Five ways you could defend the culturally embarrassing royal baby coverage to your future kids

Mike Pollitt | Wednesday 24 July, 2013 13:38

Only now, two days after the birth of the royal infant, can we begin to view the mass media coverage of the event in its true perspective – as one of the most embarrassing episodes in the history of modern Western culture.

We need to start thinking about how we can explain our collective behaviour to future generations.

For we only have to wait about 15 years until a plebeian baby born on, oh…say Monday 22nd July 2013, starts grilling their elders about what the hell just happened and why no one did anything to stop it. And that’s just our own children. Wait until the historians and cultural critics of the late 21st century get their teeth into this hysterical display.

So it’s already time to start preparing our defences for the courts of posterity.
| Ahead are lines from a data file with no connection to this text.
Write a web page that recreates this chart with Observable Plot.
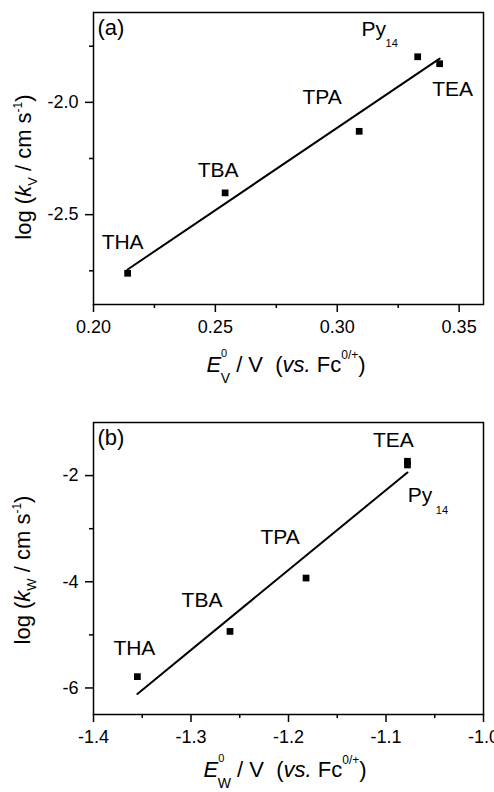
<!DOCTYPE html>
<html>
<head>
<meta charset="utf-8">
<script src="https://cdn.jsdelivr.net/npm/d3@7"></script>
<script src="https://cdn.jsdelivr.net/npm/@observablehq/plot@0.6"></script>
<style>
  html, body { margin: 0; padding: 0; background: #fff; }
  svg { display: block; }
</style>
</head>
<body>
<div id="a"></div>
<div id="b"></div>
<script>
// ---- Data (panel a) ----
const namesA = ["THA", "TBA", "TPA", "Py14", "TEA"];
const xA = [0.214, 0.254, 0.309, 0.333, 0.342];
const yA = [-2.761, -2.403, -2.129, -1.797, -1.828];
const xTicksA = [0.20, 0.25, 0.30, 0.35];
const xMinorA = [0.225, 0.275, 0.325];
const yTicksA = [-2.0, -2.5];
const yMinorA = [-1.75, -2.25, -2.75];

// ---- Data (panel b) ----
const namesB = ["THA", "TBA", "TPA", "TEA", "Py14"];
const xB = [-1.355, -1.260, -1.182, -1.078, -1.078];
const yB = [-5.787, -4.935, -3.93, -1.73, -1.80];
const xTicksB = [-1.4, -1.3, -1.2, -1.1, -1.0];
const xMinorB = [-1.35, -1.25, -1.15, -1.05];
const yTicksB = [-2, -4, -6];
const yMinorB = [-3, -5];

// ---- Label placement (style, kept separate) ----
const labelOffA = {THA: [-5, -31], TBA: [-7, -23], TPA: [-37, -34], Py14: [-44, -27], TEA: [13, 26]};
const subOffA = [-26, -13.5];
const labelOffB = {THA: [-3, -28.5], TBA: [-28, -31], TPA: [-26, -41], TEA: [-14, -21], Py14: [12.5, 30.5]};
const subOffB = [34.5, 45];

const FONT = "'Liberation Sans', Arial, Helvetica, sans-serif";

function rows(names, xs, ys) {
  return names.map((n, i) => ({name: n, x: xs[i], y: ys[i]}));
}

function labelMarks(data, offs, subOff) {
  const marks = [];
  for (const d of data) {
    const o = offs[d.name];
    marks.push(Plot.text([d], {
      x: "x", y: "y",
      text: r => r.name === "Py14" ? "Py" : r.name,
      dx: o[0], dy: o[1], fontSize: 21, fill: "black", textAnchor: "middle", lineAnchor: "middle"
    }));
    if (d.name === "Py14") {
      marks.push(Plot.text([d], {
        x: "x", y: "y", text: () => "14",
        dx: subOff[0], dy: subOff[1], fontSize: 11, fill: "black", textAnchor: "middle", lineAnchor: "middle"
      }));
    }
  }
  return marks;
}

function panel(cfg) {
  const data = rows(cfg.names, cfg.xs, cfg.ys);
  return Plot.plot({
    width: 494,
    height: cfg.height,
    marginLeft: 93, marginRight: 11, marginTop: cfg.marginTop, marginBottom: cfg.marginBottom,
    style: {fontFamily: FONT, fontSize: "18px", color: "black", background: "white", overflow: "visible"},
    x: {domain: cfg.xDomain},
    y: {domain: cfg.yDomain},
    marks: [
      Plot.frame({stroke: "black", strokeWidth: 1.5}),
      Plot.axisX(cfg.xTicks, {tickSize: 8, tickPadding: 8, strokeWidth: 1.5, tickFormat: cfg.xFmt, label: null}),
      Plot.axisX(cfg.xMinor, {tickSize: 4, strokeWidth: 1.5, fill: "none", tickFormat: () => "", label: null}),
      Plot.axisY(cfg.yTicks, {tickSize: 8, tickPadding: 7, strokeWidth: 1.5, tickFormat: cfg.yFmt, label: null}),
      Plot.axisY(cfg.yMinor, {tickSize: 4, strokeWidth: 1.5, fill: "none", tickFormat: () => "", label: null}),
      Plot.linearRegressionY(data, {x: "x", y: "y", stroke: "black", strokeWidth: 2, ci: 0}),
      Plot.dot(data, {x: "x", y: "y", symbol: "square", r: 3.8, fill: "black", stroke: "none"}),
      Plot.text([cfg.tag], {frameAnchor: "top-left", text: d => d, dx: 4, dy: 7, fontSize: 22, fill: "black", textAnchor: "start", lineAnchor: "top"}),
      ...labelMarks(data, cfg.offs, cfg.subOff)
    ]
  });
}

function addXTitle(svg, sub, cx, by) {
  const t = d3.select(svg).append("text")
    .attr("x", cx).attr("y", by).attr("text-anchor", "middle")
    .attr("font-size", 22).attr("fill", "black").style("white-space", "pre");
  t.append("tspan").attr("font-style", "italic").text("E");
  t.append("tspan").attr("font-size", 11).attr("dy", -15).text("0");
  t.append("tspan").attr("font-size", 14).attr("dx", -6.5).attr("dy", 26).text(sub);
  t.append("tspan").attr("dy", -11).text(" / V  (");
  t.append("tspan").attr("font-style", "italic").text("vs.");
  t.append("tspan").text(" Fc");
  t.append("tspan").attr("font-size", 12).attr("dy", -13).text("0/+");
  t.append("tspan").attr("dy", 13).text(")");
}

function addYTitle(svg, sub, bx, cy) {
  const t = d3.select(svg).append("text")
    .attr("transform", `translate(${bx},${cy}) rotate(-90)`)
    .attr("text-anchor", "middle")
    .attr("font-size", 22).attr("fill", "black").style("white-space", "pre");
  t.append("tspan").text("log (");
  t.append("tspan").attr("font-style", "italic").text("k");
  t.append("tspan").attr("font-size", 13).attr("dy", 6).text(sub);
  t.append("tspan").attr("dy", -6).text(" / cm s");
  t.append("tspan").attr("font-size", 12).attr("dy", -9).text("-1");
  t.append("tspan").attr("dy", 9).text(")");
}

const svgA = panel({
  names: namesA, xs: xA, ys: yA, height: 400, marginTop: 12, marginBottom: 96,
  xDomain: [0.2, 0.36], yDomain: [-2.9, -1.6],
  xTicks: xTicksA, xMinor: xMinorA, yTicks: yTicksA, yMinor: yMinorA,
  xFmt: d => d.toFixed(2), yFmt: d => d.toFixed(1),
  tag: "(a)", offs: labelOffA, subOff: subOffA
});
addXTitle(svgA, "V", 286, 372);
addYTitle(svgA, "V", 31, 167);
document.getElementById("a").appendChild(svgA);

const svgB = panel({
  names: namesB, xs: xB, ys: yB, height: 392, marginTop: 22, marginBottom: 78,
  xDomain: [-1.4, -1.0], yDomain: [-6.5, -1],
  xTicks: xTicksB, xMinor: xMinorB, yTicks: yTicksB, yMinor: yMinorB,
  xFmt: d => d.toFixed(1), yFmt: d => d.toFixed(0),
  tag: "(b)", offs: labelOffB, subOff: subOffB
});
addXTitle(svgB, "W", 285, 377);
addYTitle(svgB, "W", 30, 170);
document.getElementById("b").appendChild(svgB);
</script>
</body>
</html>
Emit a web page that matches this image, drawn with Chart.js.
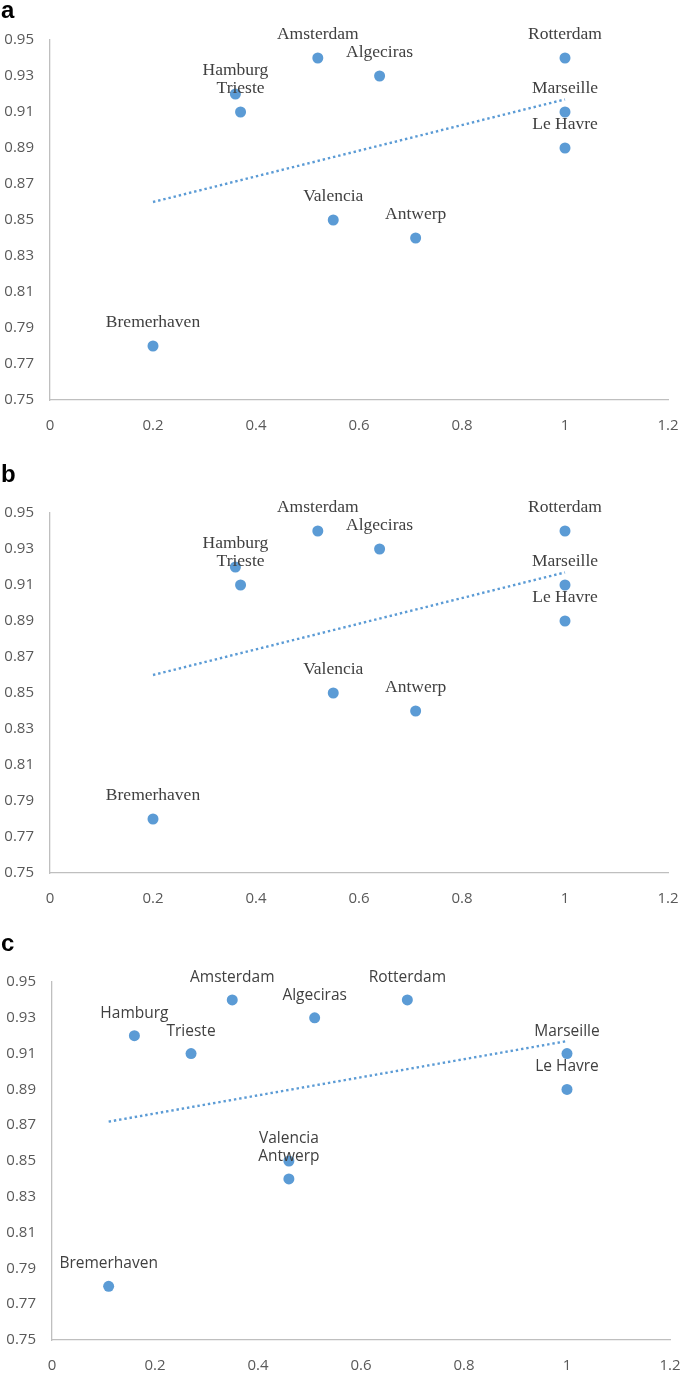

Here’s a first draft.

Defence #1: The media went rogue from the wider population

This defence paints us, the consumers, as passive victims of a rogue media class – a class which went mad under the delusion that saturation coverage was a proportionate and valuable response to the fact of a pregnant woman giving birth, an event of such banality that approximately 2,000 other UK births on the same day were completely ignored.

How does it look? This is the the “but I was only watching TV” defence. It exonerates you and me from all responsibility for this shameful affair, and rests ultimately upon a belief in our total disempowerment over the material we consume.

I don’t think it’s going to wash.

Defence #2: One birth is a miracle, a thousand are a statistic

We cannot celebrate all births. There are too many. But we can single out a single birth to celebrate for them all. The prince’s birth had to be covered in the detail – I won’t say depth – it was in order to do justice to the thousands and millions of births which it represents. The royal baby is all babies, the royal birth all births. This was our very own festival of life.

How does it look? Might be more convincing if the child singled out was a carpenter’s child born in a stable, rather than the heir to half the Western world

Defence #3: This is a country so at ease with its monarchy it’s reduced them to mere celebrities

The child is “born to rule”, but only in the modern understanding of the word: i.e. to show up now and then at factories and look interested, to live unostentatiously off vast inherited wealth, to look solemn and stay quiet at state dinners, and to not exert any public power over any issue whatsoever. There’s so much interest in this baby now precisely because its opinions and personality will have so little effect on the country over which it finally reigns. This is the little blighter’s peak, so we might as well make the most of it.

How does it look? All very well, but what’s your defence for the collective obsession with mere celebrities?

Defence #4: The birth marks the necessary completion of a tragic cycle

The archive footage of Princess Diana appearing from hospital, the baby William in her arms – footage heavy with pathos – now has its answer in the footage of Kate doing the same. With this moment, the collective societal guilt, and specifically media guilt, arising from Diana’s death has been expiated. One reason the media covered this birth so extensively is their desperation to atone for their profession’s sins. But their means of atonement is to repeat those sins. And so the tragic cycle is completed, and so it begins anew…

How does it look? It’s all a bit high flown, isn’t it?

Defence #5: Our culture really is this vapid

How does it look? Sometimes it’s best to be honest, plead guilty and trust to the mercy of the court.